■ **To be done**
Nothing after the line with "plt.rcParams['mathtext.default'] = 'bf'" belongs in the copy; extract the lines below from the top through that line, pictures left out.

■ **Data block**
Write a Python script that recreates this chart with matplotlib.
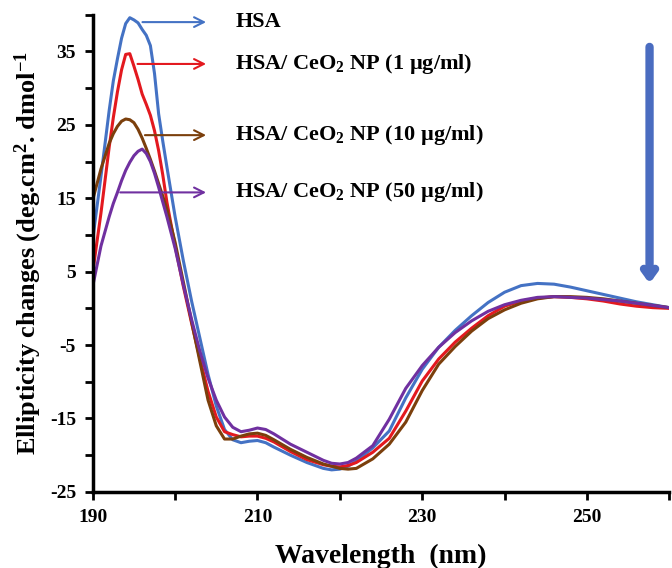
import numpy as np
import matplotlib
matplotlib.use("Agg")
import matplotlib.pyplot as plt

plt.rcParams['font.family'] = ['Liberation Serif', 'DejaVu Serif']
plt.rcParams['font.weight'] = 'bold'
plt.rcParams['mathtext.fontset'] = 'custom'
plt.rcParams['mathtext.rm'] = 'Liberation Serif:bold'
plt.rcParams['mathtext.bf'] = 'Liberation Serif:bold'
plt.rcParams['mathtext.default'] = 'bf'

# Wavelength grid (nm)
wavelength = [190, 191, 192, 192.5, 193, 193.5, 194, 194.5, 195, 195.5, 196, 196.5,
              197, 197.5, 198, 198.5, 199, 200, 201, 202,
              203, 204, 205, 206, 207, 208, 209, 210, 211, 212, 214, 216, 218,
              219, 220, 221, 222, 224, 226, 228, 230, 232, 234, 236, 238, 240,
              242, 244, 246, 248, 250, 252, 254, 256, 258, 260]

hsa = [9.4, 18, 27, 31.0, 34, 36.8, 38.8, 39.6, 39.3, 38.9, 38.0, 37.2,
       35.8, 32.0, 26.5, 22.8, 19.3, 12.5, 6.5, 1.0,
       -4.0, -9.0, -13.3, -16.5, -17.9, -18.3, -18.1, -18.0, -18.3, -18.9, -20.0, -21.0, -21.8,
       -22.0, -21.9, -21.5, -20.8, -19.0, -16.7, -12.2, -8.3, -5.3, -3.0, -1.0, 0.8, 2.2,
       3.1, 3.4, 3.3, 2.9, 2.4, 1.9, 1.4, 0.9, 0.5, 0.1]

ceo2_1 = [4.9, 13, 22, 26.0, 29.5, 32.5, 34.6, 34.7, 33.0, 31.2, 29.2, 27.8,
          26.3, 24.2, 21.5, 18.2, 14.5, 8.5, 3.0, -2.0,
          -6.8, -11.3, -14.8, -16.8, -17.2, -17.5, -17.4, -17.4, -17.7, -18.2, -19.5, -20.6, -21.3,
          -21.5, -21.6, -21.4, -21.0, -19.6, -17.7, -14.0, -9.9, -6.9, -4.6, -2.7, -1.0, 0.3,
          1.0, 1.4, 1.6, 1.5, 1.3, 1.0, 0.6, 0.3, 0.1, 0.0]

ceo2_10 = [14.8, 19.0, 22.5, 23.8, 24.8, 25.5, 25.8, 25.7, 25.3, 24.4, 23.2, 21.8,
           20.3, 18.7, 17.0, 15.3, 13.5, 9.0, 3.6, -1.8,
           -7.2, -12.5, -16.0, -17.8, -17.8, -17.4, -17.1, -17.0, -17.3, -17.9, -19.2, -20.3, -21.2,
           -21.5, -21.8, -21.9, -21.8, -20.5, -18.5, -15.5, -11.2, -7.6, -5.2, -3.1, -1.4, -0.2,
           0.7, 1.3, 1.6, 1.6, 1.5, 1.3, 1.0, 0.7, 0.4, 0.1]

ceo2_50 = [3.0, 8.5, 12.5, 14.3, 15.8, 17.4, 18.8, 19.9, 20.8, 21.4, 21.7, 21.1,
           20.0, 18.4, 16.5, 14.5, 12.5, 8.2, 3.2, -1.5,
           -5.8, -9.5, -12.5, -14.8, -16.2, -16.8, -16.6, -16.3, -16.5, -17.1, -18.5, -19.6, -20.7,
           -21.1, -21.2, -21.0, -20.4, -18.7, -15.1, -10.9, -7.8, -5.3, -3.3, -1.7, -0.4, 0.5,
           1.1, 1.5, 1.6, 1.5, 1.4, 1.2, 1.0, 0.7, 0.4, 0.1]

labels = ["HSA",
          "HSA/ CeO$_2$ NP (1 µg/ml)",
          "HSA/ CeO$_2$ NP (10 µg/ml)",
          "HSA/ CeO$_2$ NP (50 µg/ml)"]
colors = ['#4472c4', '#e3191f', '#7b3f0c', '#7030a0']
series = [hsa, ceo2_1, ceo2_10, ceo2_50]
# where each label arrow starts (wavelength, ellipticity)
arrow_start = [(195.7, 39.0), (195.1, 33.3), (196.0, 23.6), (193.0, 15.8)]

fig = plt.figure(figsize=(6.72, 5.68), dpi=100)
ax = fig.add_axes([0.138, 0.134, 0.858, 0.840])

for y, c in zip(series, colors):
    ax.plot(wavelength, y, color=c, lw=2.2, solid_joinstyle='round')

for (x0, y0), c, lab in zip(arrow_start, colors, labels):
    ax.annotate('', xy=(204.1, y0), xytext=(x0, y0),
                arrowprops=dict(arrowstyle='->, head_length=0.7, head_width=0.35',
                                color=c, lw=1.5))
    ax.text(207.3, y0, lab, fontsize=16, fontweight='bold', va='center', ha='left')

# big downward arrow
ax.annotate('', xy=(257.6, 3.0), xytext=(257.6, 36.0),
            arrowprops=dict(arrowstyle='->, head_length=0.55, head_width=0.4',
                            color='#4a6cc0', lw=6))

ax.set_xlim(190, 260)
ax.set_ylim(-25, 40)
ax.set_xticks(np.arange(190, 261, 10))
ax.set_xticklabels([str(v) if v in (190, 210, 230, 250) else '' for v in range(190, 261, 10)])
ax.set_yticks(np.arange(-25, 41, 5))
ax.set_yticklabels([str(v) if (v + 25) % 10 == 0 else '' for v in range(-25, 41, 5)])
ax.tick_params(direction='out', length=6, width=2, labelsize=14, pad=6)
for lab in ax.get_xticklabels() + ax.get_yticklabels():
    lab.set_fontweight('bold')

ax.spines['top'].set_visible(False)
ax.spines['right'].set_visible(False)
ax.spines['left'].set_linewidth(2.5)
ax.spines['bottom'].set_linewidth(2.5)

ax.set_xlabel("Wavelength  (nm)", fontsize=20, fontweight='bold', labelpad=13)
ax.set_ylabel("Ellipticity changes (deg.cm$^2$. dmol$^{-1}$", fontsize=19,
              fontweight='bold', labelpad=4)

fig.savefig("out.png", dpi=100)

■ **Output for this task**
Write a Python script that recreates this chart with matplotlib.
import numpy as np
import matplotlib
matplotlib.use("Agg")
import matplotlib.pyplot as plt

plt.rcParams['font.family'] = ['Liberation Serif', 'DejaVu Serif']
plt.rcParams['font.weight'] = 'bold'
plt.rcParams['mathtext.fontset'] = 'custom'
plt.rcParams['mathtext.rm'] = 'Liberation Serif:bold'
plt.rcParams['mathtext.bf'] = 'Liberation Serif:bold'
plt.rcParams['mathtext.default'] = 'bf'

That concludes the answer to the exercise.